COLLECTED MATERIAL:

----------

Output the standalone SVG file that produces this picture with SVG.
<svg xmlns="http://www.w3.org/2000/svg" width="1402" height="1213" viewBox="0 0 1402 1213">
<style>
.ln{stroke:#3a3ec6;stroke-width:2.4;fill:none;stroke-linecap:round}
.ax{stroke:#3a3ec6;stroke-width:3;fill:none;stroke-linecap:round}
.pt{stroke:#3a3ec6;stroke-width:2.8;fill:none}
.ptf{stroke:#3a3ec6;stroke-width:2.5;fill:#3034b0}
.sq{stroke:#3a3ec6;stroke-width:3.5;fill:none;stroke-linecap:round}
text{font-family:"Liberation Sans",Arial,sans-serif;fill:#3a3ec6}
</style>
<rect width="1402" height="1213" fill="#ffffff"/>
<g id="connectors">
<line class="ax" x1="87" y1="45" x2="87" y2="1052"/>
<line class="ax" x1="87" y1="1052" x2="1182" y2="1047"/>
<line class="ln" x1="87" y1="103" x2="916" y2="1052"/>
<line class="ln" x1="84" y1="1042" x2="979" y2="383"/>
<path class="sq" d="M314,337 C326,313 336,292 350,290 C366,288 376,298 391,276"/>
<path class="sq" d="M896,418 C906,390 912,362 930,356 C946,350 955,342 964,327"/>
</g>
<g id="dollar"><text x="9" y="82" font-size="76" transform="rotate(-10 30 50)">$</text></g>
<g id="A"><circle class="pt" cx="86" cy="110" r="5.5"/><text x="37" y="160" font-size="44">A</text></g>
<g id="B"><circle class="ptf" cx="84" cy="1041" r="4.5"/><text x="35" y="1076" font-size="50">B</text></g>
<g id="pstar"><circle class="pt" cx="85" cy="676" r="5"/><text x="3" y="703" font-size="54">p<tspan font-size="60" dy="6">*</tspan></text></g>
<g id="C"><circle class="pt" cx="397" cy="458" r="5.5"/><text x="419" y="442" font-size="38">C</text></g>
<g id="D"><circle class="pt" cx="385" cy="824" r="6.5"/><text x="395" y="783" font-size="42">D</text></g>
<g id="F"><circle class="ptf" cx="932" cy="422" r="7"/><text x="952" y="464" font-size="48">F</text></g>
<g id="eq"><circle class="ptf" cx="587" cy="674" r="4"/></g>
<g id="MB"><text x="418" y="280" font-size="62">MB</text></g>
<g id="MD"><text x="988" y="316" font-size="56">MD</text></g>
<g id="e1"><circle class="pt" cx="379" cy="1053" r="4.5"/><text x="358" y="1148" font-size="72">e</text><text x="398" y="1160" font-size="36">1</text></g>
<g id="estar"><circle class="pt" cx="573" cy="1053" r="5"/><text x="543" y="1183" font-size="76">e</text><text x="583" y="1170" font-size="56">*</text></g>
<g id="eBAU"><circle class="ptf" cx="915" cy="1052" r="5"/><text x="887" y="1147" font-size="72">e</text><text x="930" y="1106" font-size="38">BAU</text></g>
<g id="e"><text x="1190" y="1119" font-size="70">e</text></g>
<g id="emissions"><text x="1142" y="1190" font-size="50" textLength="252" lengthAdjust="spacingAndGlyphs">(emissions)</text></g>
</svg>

----------

JOB: Extract the full listing and reproduce each line exactly.

SOLUTION BELOW:
Output the standalone SVG file that produces this picture with SVG.
<svg xmlns="http://www.w3.org/2000/svg" width="1402" height="1213" viewBox="0 0 1402 1213">
<style>
.ln{stroke:#3a3ec6;stroke-width:2.4;fill:none;stroke-linecap:round}
.ax{stroke:#3a3ec6;stroke-width:3;fill:none;stroke-linecap:round}
.pt{stroke:#3a3ec6;stroke-width:2.8;fill:none}
.ptf{stroke:#3a3ec6;stroke-width:2.5;fill:#3034b0}
.sq{stroke:#3a3ec6;stroke-width:3.5;fill:none;stroke-linecap:round}
text{font-family:"Liberation Sans",Arial,sans-serif;fill:#3a3ec6}
</style>
<rect width="1402" height="1213" fill="#ffffff"/>
<g id="connectors">
<line class="ax" x1="87" y1="45" x2="87" y2="1052"/>
<line class="ax" x1="87" y1="1052" x2="1182" y2="1047"/>
<line class="ln" x1="87" y1="103" x2="916" y2="1052"/>
<line class="ln" x1="84" y1="1042" x2="979" y2="383"/>
<path class="sq" d="M314,337 C326,313 336,292 350,290 C366,288 376,298 391,276"/>
<path class="sq" d="M896,418 C906,390 912,362 930,356 C946,350 955,342 964,327"/>
</g>
<g id="dollar"><text x="9" y="82" font-size="76" transform="rotate(-10 30 50)">$</text></g>
<g id="A"><circle class="pt" cx="86" cy="110" r="5.5"/><text x="37" y="160" font-size="44">A</text></g>
<g id="B"><circle class="ptf" cx="84" cy="1041" r="4.5"/><text x="35" y="1076" font-size="50">B</text></g>
<g id="pstar"><circle class="pt" cx="85" cy="676" r="5"/><text x="3" y="703" font-size="54">p<tspan font-size="60" dy="6">*</tspan></text></g>
<g id="C"><circle class="pt" cx="397" cy="458" r="5.5"/><text x="419" y="442" font-size="38">C</text></g>
<g id="D"><circle class="pt" cx="385" cy="824" r="6.5"/><text x="395" y="783" font-size="42">D</text></g>
<g id="F"><circle class="ptf" cx="932" cy="422" r="7"/><text x="952" y="464" font-size="48">F</text></g>
<g id="eq"><circle class="ptf" cx="587" cy="674" r="4"/></g>
<g id="MB"><text x="418" y="280" font-size="62">MB</text></g>
<g id="MD"><text x="988" y="316" font-size="56">MD</text></g>
<g id="e1"><circle class="pt" cx="379" cy="1053" r="4.5"/><text x="358" y="1148" font-size="72">e</text><text x="398" y="1160" font-size="36">1</text></g>
<g id="estar"><circle class="pt" cx="573" cy="1053" r="5"/><text x="543" y="1183" font-size="76">e</text><text x="583" y="1170" font-size="56">*</text></g>
<g id="eBAU"><circle class="ptf" cx="915" cy="1052" r="5"/><text x="887" y="1147" font-size="72">e</text><text x="930" y="1106" font-size="38">BAU</text></g>
<g id="e"><text x="1190" y="1119" font-size="70">e</text></g>
<g id="emissions"><text x="1142" y="1190" font-size="50" textLength="252" lengthAdjust="spacingAndGlyphs">(emissions)</text></g>
</svg>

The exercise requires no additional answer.